Directly checking the definition is often inconvenient. In practice, analytic criteria are used.

First order criterion (for differentiable functions):

$ f \text{ is convex} \iff \forall x, y \in \operatorname{dom}(f): \quad f(y) \geq f(x) + \nabla f(x)^T(y - x) $

Meaning: the tangent hyperplane to the graph at any point $x$ lies below (or touches) the graph. The gradient $\nabla f(x)$ gives the "best linear approximation" to $f$ near $x$, and for a convex function, this approximation is a global lower bound.

Important consequence: if $\nabla f(x^) = 0$, then $x^$ is a global minimum! Indeed, $f(y) \geq f(x^) + 0 = f(x^)$ for all $y$.

Second order criterion (for twice differentiable functions):

$ f \text{ is convex} \iff \nabla^2 f(x) \succeq 0 \quad \forall x \in \operatorname{dom}(f) $

Here, $\nabla^2 f(x)$ is the Hessian matrix (matrix of second partial derivatives), $\succeq 0$ means "positive semi-definite" (all eigenvalues $\geq 0$).

Meaning: the function "bends upwards" in all directions. For $f(x) = x^2$, we have $f''(x) = 2 > 0$ — convex. For $f(x) = -x^2$, $f''(x) = -2 < 0$ — concave.

Sublevel Sets and the Epigraph

Sublevel set $C_\alpha = { x: f(x) \leq \alpha }$ — all points where the function does not exceed $\alpha$.

Theorem: if $f$ is convex, then all sublevel sets $C_\alpha$ are convex.

Epigraph $\operatorname{epi} (f) = { (x, t) : f(x) \leq t }$ — "everything above the graph," including the graph itself.

Key theorem: $f$ is convex $\iff$ $\operatorname{epi}(f)$ is a convex set in $\mathbb{R}^{n+1}$.

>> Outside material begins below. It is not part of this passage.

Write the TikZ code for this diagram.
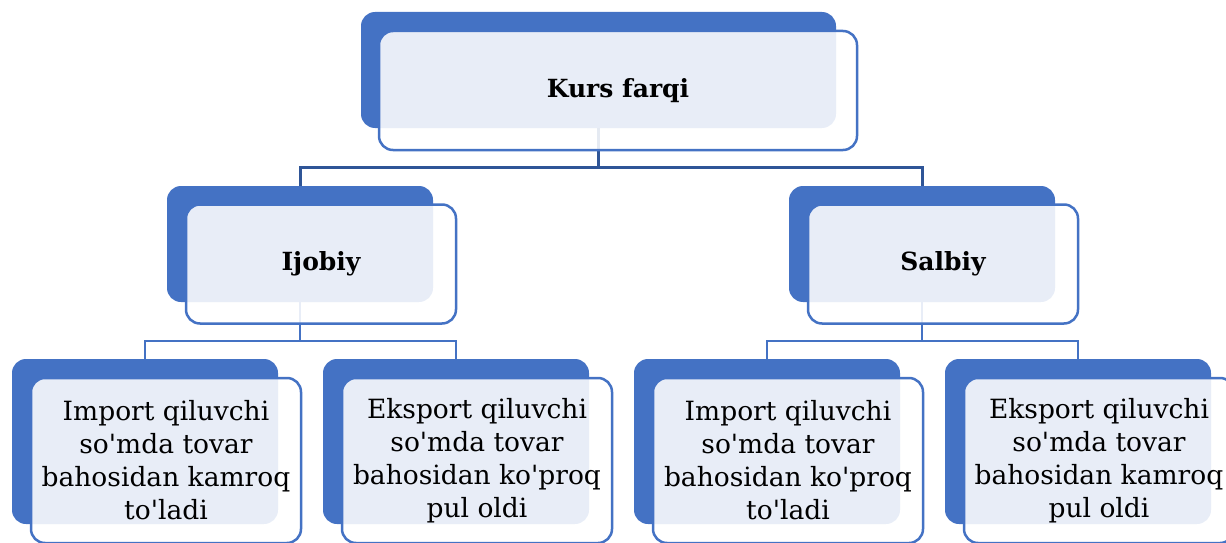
\documentclass[tikz,border=0pt]{standalone}
\usepackage{fontspec}
\setmainfont{DejaVu Serif}[Ligatures=TeXOff]
\usepackage{tikz}
\usetikzlibrary{positioning, calc}
\definecolor{accent}{RGB}{68,114,196}
\definecolor{linkblue}{RGB}{47,85,151}

\begin{document}
\begin{tikzpicture}[x=1pt, y=-1pt,
  back/.style={fill=accent, rounded corners=14pt, minimum width=266pt, minimum height=116pt, inner sep=0pt},
  front/.style={draw=accent, line width=2.5pt, fill=white, fill opacity=0.88, text opacity=1,
    rounded corners=14pt, minimum width=270pt, minimum height=119pt, inner sep=0pt,
    align=center, font=\fontsize{26.5}{33}\selectfont},
  title/.style={font=\bfseries\fontsize{25}{32}\selectfont},
  link/.style={draw=linkblue, line width=3pt},
  sublink/.style={draw=accent, line width=2.5pt}]
  \useasboundingbox (0,0) rectangle (1226,543);
  % back plates
  \node[back, minimum width=475pt] (kb) at (598.5,70) {};
  \node[back] (jb) at (300,244) {};
  \node[back] (sb) at (922,244) {};
  \node[back, minimum height=165pt] (c1b) at (145,441.5) {};
  \node[back, minimum height=165pt] (c2b) at (456,441.5) {};
  \node[back, minimum height=165pt] (c3b) at (767,441.5) {};
  \node[back, minimum height=165pt] (c4b) at (1078,441.5) {};
  % connectors
  \draw[link] (kb.south) -- ++(0,39) -| (jb.north);
  \draw[link] (kb.south) -- ++(0,39) -| (sb.north);
  \draw[sublink] (jb.south) -- ++(0,39) -| (c1b.north);
  \draw[sublink] (jb.south) -- ++(0,39) -| (c2b.north);
  \draw[sublink] (sb.south) -- ++(0,39) -| (c3b.north);
  \draw[sublink] (sb.south) -- ++(0,39) -| (c4b.north);
  % front plates with texts
  \node[front, title, minimum width=478pt] (kurs) at ($(kb)+(19.5,20.5)$) {Kurs farqi};
  \node[front, title] (ijobiy) at ($(jb)+(21,20)$) {Ijobiy};
  \node[front, title] (salbiy) at ($(sb)+(21,20)$) {Salbiy};
  \node[front, minimum height=165pt] (c1) at ($(c1b)+(21,19)$)
    {Import qiluvchi\\so'mda tovar\\bahosidan kamroq\\to'ladi};
  \node[front, minimum height=165pt] (c2) at ($(c2b)+(21,19)$)
    {Eksport qiluvchi\\so'mda tovar\\bahosidan ko'proq\\pul oldi};
  \node[front, minimum height=165pt] (c3) at ($(c3b)+(21,19)$)
    {Import qiluvchi\\so'mda tovar\\bahosidan ko'proq\\to'ladi};
  \node[front, minimum height=165pt] (c4) at ($(c4b)+(21,19)$)
    {Eksport qiluvchi\\so'mda tovar\\bahosidan kamroq\\pul oldi};
\end{tikzpicture}
\end{document}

This connects the theory of functions and the theory of sets: the problem of minimizing a convex function is equivalent to finding the "lowest point" of a convex body.

Operations Preserving Convexity

Knowing a few simple convex functions, complex ones can be built:

Sum: $f_1 + f_2$ is convex if $f_1$ and $f_2$ are convex
Nonnegative scaling: $\lambda f$ for $\lambda \geq 0$ is convex
Maximum: $\max(f_1, f_2, \ldots, f_m)$ is convex (the maximum of convex functions is convex)
Affine substitution: $f(Ax + b)$ is convex (if $f$ is convex)
Supremum: $\sup_{y \in S} f(x, y)$ is convex in $x$ (if $f(\cdot, y)$ is convex for every $y$)

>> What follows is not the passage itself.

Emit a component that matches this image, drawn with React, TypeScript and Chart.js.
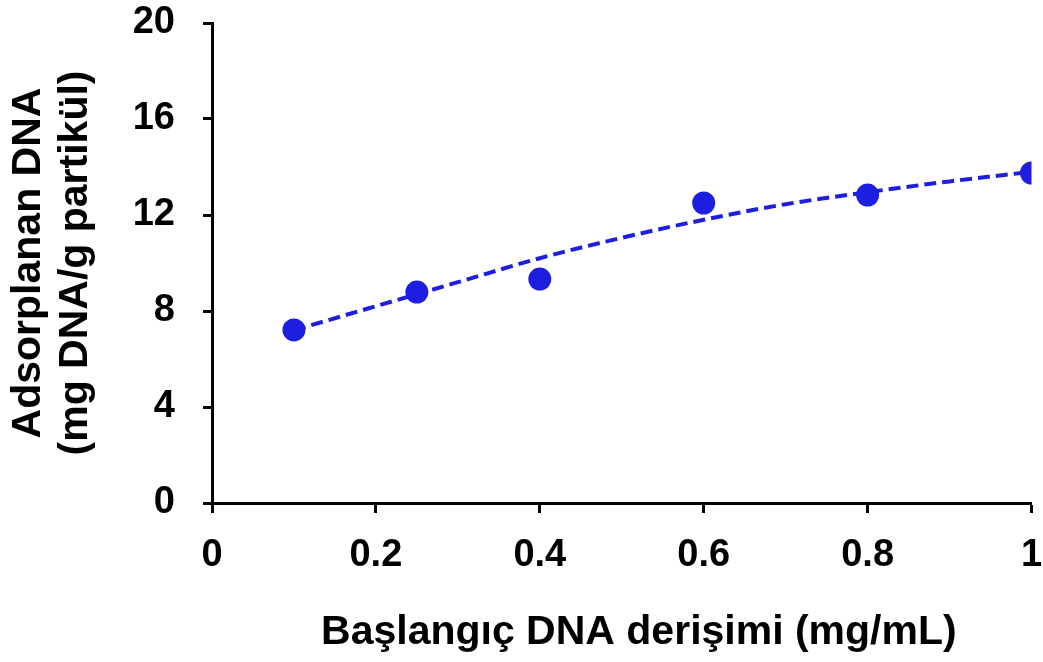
import React, { useEffect, useRef } from "react";
import { Chart, registerables } from "chart.js";

Chart.register(...registerables);

// Measured data (Başlangıç DNA derişimi vs adsorbed DNA)
const concentrations = [0.1, 0.25, 0.4, 0.6, 0.8, 1.0];
const adsorbed = [7.21, 8.79, 9.33, 12.5, 12.83, 13.75];

// Trend line
const trendX = [0.1, 0.2, 0.3, 0.4, 0.5, 0.6, 0.7, 0.8, 0.9, 1.0];
const trendY = [7.2, 8.2, 9.2, 10.2, 11.05, 11.8, 12.45, 12.95, 13.4, 13.8];

const xTicks = [0, 0.2, 0.4, 0.6, 0.8, 1];
const yTicks = [0, 4, 8, 12, 16, 20];

const xTitle = "   Başlangıç DNA derişimi (mg/mL)";
const yTitle = ["Adsorplanan DNA", "(mg DNA/g partikül)"];

const BLUE = "rgb(30,30,225)";
const FONT = "'Liberation Sans', Arial, sans-serif";

export default function App() {
  const ref = useRef<HTMLCanvasElement | null>(null);

  useEffect(() => {
    if (!ref.current) return;
    const chart = new Chart(ref.current, {
      type: "scatter",
      data: {
        datasets: [
          {
            label: "trend",
            data: trendX.map((x, i) => ({ x, y: trendY[i] })),
            showLine: true,
            borderColor: BLUE,
            borderWidth: 4,
            borderDash: [12, 6],
            pointRadius: 0,
            cubicInterpolationMode: "monotone",
            order: 2,
          },
          {
            label: "data",
            data: concentrations.map((x, i) => ({ x, y: adsorbed[i] })),
            showLine: false,
            backgroundColor: BLUE,
            borderColor: BLUE,
            pointRadius: 11.5,
            pointBorderWidth: 0,
            order: 1,
          },
        ],
      },
      options: {
        responsive: false,
        animation: false,
        layout: { padding: { top: 23, right: 10, left: 0, bottom: 0 } },
        plugins: {
          legend: { display: false },
          tooltip: { enabled: false },
        },
        scales: {
          x: {
            type: "linear",
            min: 0,
            max: 1,
            afterFit: (s: any) => {
              s.height = 159;
              s.paddingLeft = 0;
              s.paddingRight = 0;
            },
            afterBuildTicks: (s: any) => {
              s.ticks = xTicks.map((v) => ({ value: v }));
            },
            border: { display: true, color: "#000", width: 3 },
            grid: {
              display: true,
              drawOnChartArea: false,
              drawTicks: true,
              tickLength: 10,
              tickColor: "#000",
              tickWidth: 3,
            },
            ticks: {
              color: "#000",
              padding: 20,
              font: { family: FONT, size: 38, weight: "bold" },
              maxRotation: 0,
              callback: (v: any) => String(v),
            },
            title: {
              display: true,
              text: xTitle,
              color: "#000",
              font: { family: FONT, size: 41, weight: "bold" },
              padding: { top: 0, bottom: 5 },
            },
          },
          y: {
            type: "linear",
            min: 0,
            max: 20,
            afterFit: (s: any) => {
              s.width = 212;
              s.paddingTop = 0;
              s.paddingBottom = 0;
            },
            afterBuildTicks: (s: any) => {
              s.ticks = yTicks.map((v) => ({ value: v }));
            },
            border: { display: true, color: "#000", width: 3 },
            grid: {
              display: true,
              drawOnChartArea: false,
              drawTicks: true,
              tickLength: 9,
              tickColor: "#000",
              tickWidth: 3,
            },
            ticks: {
              color: "#000",
              padding: 28,
              font: { family: FONT, size: 38, weight: "bold" },
              callback: (v: any) => String(v),
            },
            title: {
              display: true,
              text: yTitle,
              color: "#000",
              font: { family: FONT, size: 41, weight: "bold", lineHeight: 1.15 },
              padding: { top: 5, bottom: 0 },
            },
          },
        },
      },
    });
    return () => chart.destroy();
  }, []);

  return (
    <div style={{ position: "absolute", left: 0, top: 0, width: 1043, height: 662, background: "#fff" }}>
      <canvas ref={ref} width={1043} height={662} style={{ width: 1043, height: 662 }} />
    </div>
  );
}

Complete Example Breakdown

Problem: check the convexity of $f(x_1, x_2) = x_1^2 + 2x_1x_2 + 3x_2^2$ using the second order criterion.

Step 1: Compute the second partial derivatives. $\frac{\partial f}{\partial x_1} = 2x_1 + 2x_2,$ $\frac{\partial^2 f}{\partial x_1^2} = 2$
$\frac{\partial f}{\partial x_2} = 2x_1 + 6x_2,$ $\frac{\partial^2 f}{\partial x_2^2} = 6$
$\frac{\partial^2 f}{\partial x_1 \partial x_2} = 2$

Step 2: The Hessian matrix (independent of $x$ in this example): $ \nabla^2 f = \begin{bmatrix} 2 & 2 \ 2 & 6 \end{bmatrix} $

Step 3: Check positive semi-definiteness. Sylvester’s criterion:

Leading principal minor $1 \times 1$: $2 > 0$ ✓
Determinant $2 \times 2$: $2 \cdot 6 - 2 \cdot 2 = 12 - 4 = 8 > 0$ ✓

Both leading principal minors are positive $\rightarrow$ the matrix is positive definite $\rightarrow$ $f$ is strictly convex.

Step 4: Find the minimum. $\nabla f(x) = 0$: $2x_1 + 2x_2 = 0$, $2x_1 + 6x_2 = 0$. From the first equation: $x_1 = -x_2$. Substitute into the second: $-2x_2 + 6x_2 = 0 \Rightarrow x_2 = 0$, $x_1 = 0$. The minimum at point $(0, 0)$, $f(0, 0) = 0$.

Applications

Regression: mean squared error $f(w) = |Xw - y|^2$ is convex (criterion: $\nabla^2 f = 2X^TX \succeq 0$). Thus, gradient descent always finds the global minimum.

Logistic regression: loss function $-\sum \left[y_i \log \sigma(w^T x_i) + (1-y_i) \log (1 - \sigma(w^T x_i))\right]$ is convex in $w$. Guaranteed convergence of any first-order method.

Finance: function of mean-variance risk of a portfolio $w^T \Sigma w$ ($\Sigma$ is the covariance matrix, $\succeq 0$) is convex. Minimizing risk is a convex problem with a unique solution.